Adapt the proof of Theorem 1.5.9 to prove:
Theorem 1.5.9 - There is an infinit number of primes.
(a) There is an infinite number of primes of the form 4n + 3.
(b) There is an infinite number of primes of the form 6n + 5.
Use Dirichlet's theorem on arithmetic progressions.
This website should tell you all you need to know
Dirichlet's theorem on arithmetic progressions - Wikipedia, the free encyclopedia
Using Dirichlet's theorem is complete overkill here.
Assume there are fininitely many prime of that form $\displaystyle p_1,...,p_n$.
Let $\displaystyle N = 4(p_1\cdot .... \cdot p_n) - 1$.

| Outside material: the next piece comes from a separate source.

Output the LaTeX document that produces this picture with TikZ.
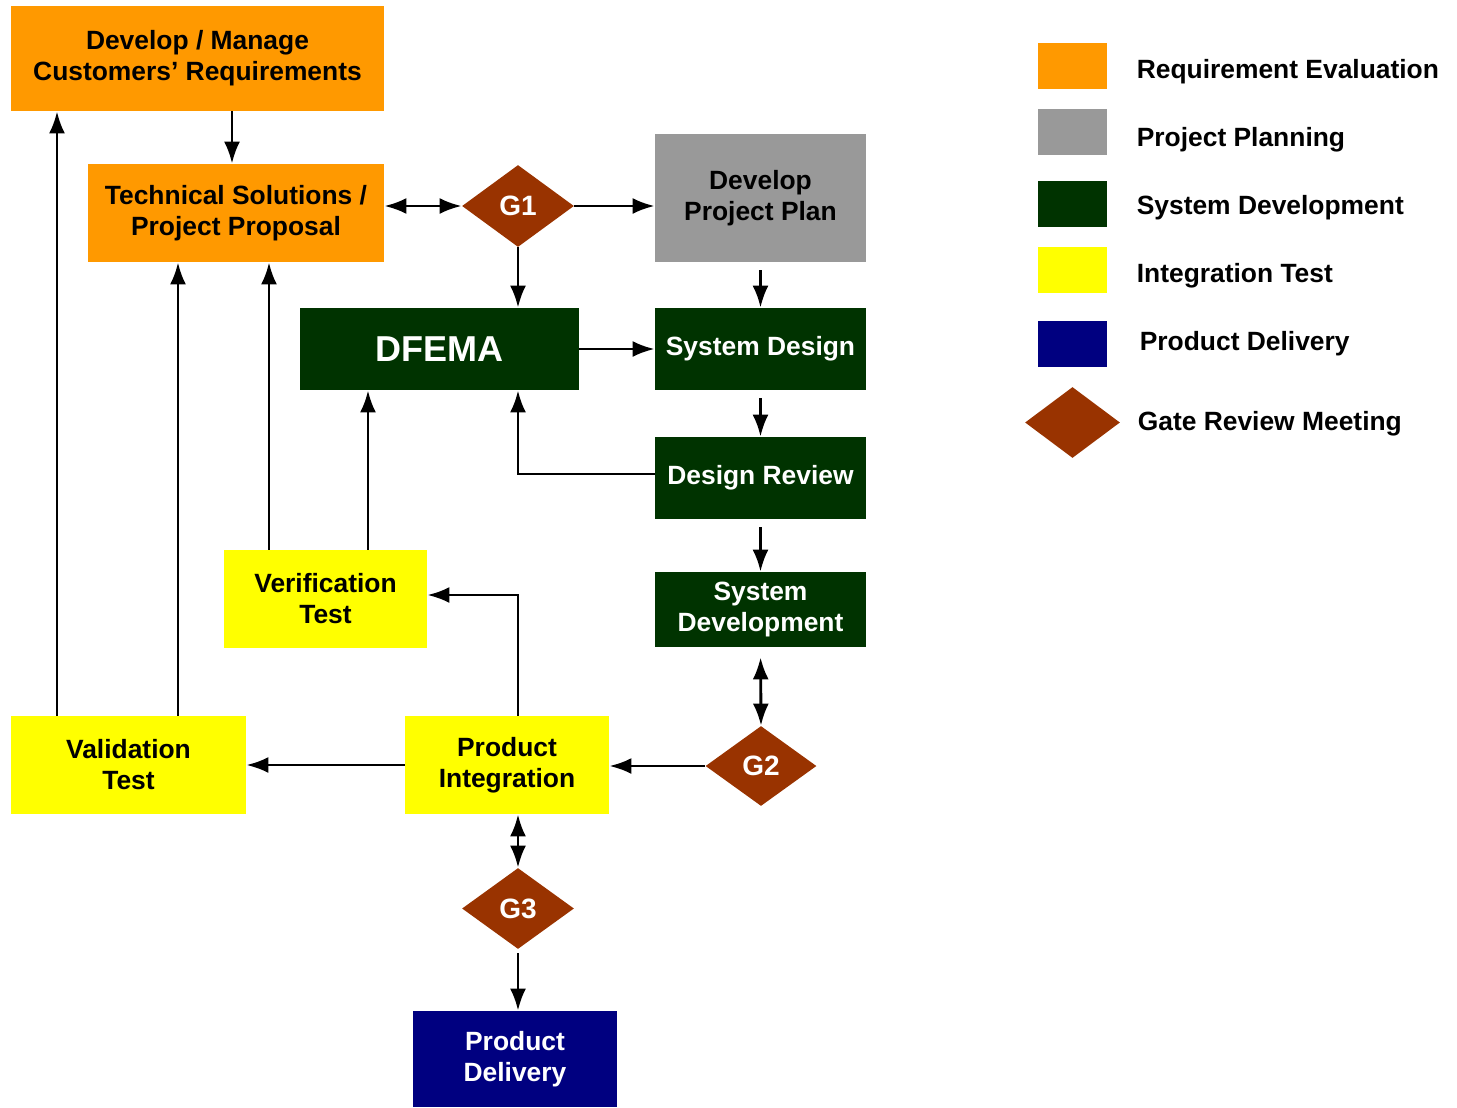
\documentclass[tikz,border=0pt]{standalone}
\usepackage{fontspec}
\setmainfont{Liberation Sans}
\usetikzlibrary{shapes.geometric,arrows.meta,positioning,calc}

\definecolor{reqorange}{HTML}{FF9900}
\definecolor{plangray}{HTML}{999999}
\definecolor{devgreen}{HTML}{003300}
\definecolor{testyellow}{HTML}{FFFF00}
\definecolor{delivblue}{HTML}{000080}
\definecolor{gatebrown}{HTML}{993300}

\tikzset{
    box/.style={shape=rectangle, inner sep=0, align=center, font=\fontsize{13.2}{15.5}\selectfont\bfseries},
    orange node/.style={box, fill=reqorange},
    gray node/.style={box, fill=plangray},
    green node/.style={box, fill=devgreen, text=white},
    yellow node/.style={box, fill=testyellow},
    blue node/.style={box, fill=delivblue, text=white},
    gate node/.style={shape=diamond, fill=gatebrown, text=white, inner sep=0, font=\fontsize{14}{16}\selectfont\bfseries},
    swatch/.style={shape=rectangle, inner sep=0, minimum width=34.5pt, minimum height=23pt},
    legend text/.style={inner sep=0, font=\fontsize{13.2}{15.5}\selectfont\bfseries},
    line/.style={->, line width=1.45pt, draw},
    dline/.style={<->, line width=1.45pt, draw}
  }

\begin{document}
\begin{tikzpicture}[x=0.5pt,y=-0.5pt,>={Latex[length=11pt,width=8pt]}]
    \useasboundingbox (0,0) rectangle (1457,1108);

    % process boxes
    \node[orange node, minimum width=186.5pt, minimum height=52.5pt] (req) at (197.5,58.5) {Develop / Manage\\Customers’ Requirements};
    \node[orange node, minimum width=148pt, minimum height=49pt] (tech) at (236,213) {Technical Solutions /\\Project Proposal};
    \node[gate node, minimum width=56pt, minimum height=41pt] (g1) at (518,206) {G1};
    \node[gray node, minimum width=105.5pt, minimum height=64pt] (plan) at (760.5,198) {Develop\\Project Plan};
    \node[green node, minimum width=139.5pt, minimum height=41pt, font=\fontsize{18}{20}\selectfont\bfseries] (dfema) at (439.5,349) {DFEMA};
    \node[green node, minimum width=105.5pt, minimum height=41pt] (sysdes) at (760.5,349) {System Design};
    \node[green node, minimum width=105.5pt, minimum height=41pt] (review) at (760.5,478) {Design Review};
    \node[green node, minimum width=105.5pt, minimum height=37.5pt] (sysdev) at (760.5,609.5) {System\\Development};
    \node[yellow node, minimum width=101.5pt, minimum height=49pt] (verif) at (325.5,599) {Verification\\Test};
    \node[yellow node, minimum width=117.5pt, minimum height=49pt] (valid) at (128.5,765) {Validation\\Test};
    \node[yellow node, minimum width=102pt, minimum height=49pt] (integ) at (507,765) {Product\\Integration};
    \node[gate node, minimum width=55.5pt, minimum height=40pt] (g2) at (761,766) {G2};
    \node[gate node, minimum width=56pt, minimum height=40.5pt] (g3) at (518,908.5) {G3};
    \node[blue node, minimum width=102pt, minimum height=48pt] (deliv) at (515,1059) {Product\\Delivery};

    \coordinate (v1) at ($(verif.north)+(42.5,0)$);
    \coordinate (v2) at ($(verif.north)+(-56.5,0)$);
    \coordinate (v3) at ($(verif.east)+(0,-4)$);
    \coordinate (a1) at ($(valid.north)+(-71.5,0)$);
    \coordinate (a2) at ($(valid.north)+(49.5,0)$);
    \coordinate (r1) at ($(tech.north)+(-4,0)$);
    \coordinate (d1) at ($(review.west)+(0,-4)$);

    % connectors
    \draw[line] (r1 |- req.south) -- (r1);
    \draw[dline] (tech.east |- g1.west) -- (g1.west);
    \draw[line] (g1.east) -- (g1.east -| plan.west);
    \draw[line] (g1.south) -- (g1.south |- dfema.north);
    \draw[line, shorten <=4pt] (plan.south) -- (sysdes.north);
    \draw[line] (dfema.east) -- (sysdes.west);
    \draw[line, shorten <=4pt] (sysdes.south) -- (review.north);
    \draw[line] (d1) -| (g1.south |- dfema.south);
    \draw[line, shorten <=4pt] (review.south) -- (sysdev.north);
    \draw[dline, shorten <=5pt] (sysdev.south) -- (g2.north);
    \draw[line] (g2.west) -- (g2.west -| integ.east);
    \draw[line] (integ.west) -- (valid.east);
    \draw[line] (integ.north -| g3.north) |- (v3);
    \draw[dline] (integ.south -| g3.north) -- (g3.north);
    \draw[line, shorten <=2pt] (g3.south) -- (g3.south |- deliv.north);
    \draw[line] (v1) -- (v1 |- dfema.south);
    \draw[line] (v2) -- (v2 |- tech.south);
    \draw[line] (a2) -- (a2 |- tech.south);
    \draw[line] (a1) -- (a1 |- req.south);

    % legend
    \node[swatch, fill=reqorange] (kreq) at (1072.5,66) {};
    \node[swatch, fill=plangray] (kplan) at (1072.5,132) {};
    \node[swatch, fill=devgreen] (kdev) at (1072.5,204) {};
    \node[swatch, fill=testyellow] (ktest) at (1072.5,270) {};
    \node[swatch, fill=delivblue] (kdeliv) at (1072.5,343.5) {};
    \node[gate node, minimum width=47.5pt, minimum height=35.5pt] (kgate) at (1072.5,422.5) {};
    \node[legend text, right=14.5pt of kreq, yshift=-3pt] (treq) {Requirement Evaluation};
    \node[legend text, right=14.5pt of kplan, yshift=-4pt] (tplan) {Project Planning};
    \node[legend text, right=14.5pt of kdev, yshift=-2pt] (tdev) {System Development};
    \node[legend text, right=14.5pt of ktest, yshift=-3pt] (ttest) {Integration Test};
    \node[legend text, right=16pt of kdeliv] (tdeliv) {Product Delivery};
    \node[legend text, right=8.5pt of kgate, yshift=-0.5pt] (tgate) {Gate Review Meeting};
\end{tikzpicture}
\end{document}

This odd number can be factored into prime divisors.
It cannot be that each prime divisor has form $\displaystyle 4k+1$ because the product of numbers of the form $\displaystyle 4k+1$ still has the form $\displaystyle 4k+1$. Therefore, there must be a prime divisor of the form $\displaystyle 4k+3$. Thus, $\displaystyle N$ be divisible by one of $\displaystyle p_1,...,p_n$. But that implies $\displaystyle p_i | 1$ for $\displaystyle 1\leq i \leq n$. And this is impossible.
I think this is similar to the one above. Try modifing the proof.(b) There is an infinite number of primes of the form 6n + 5.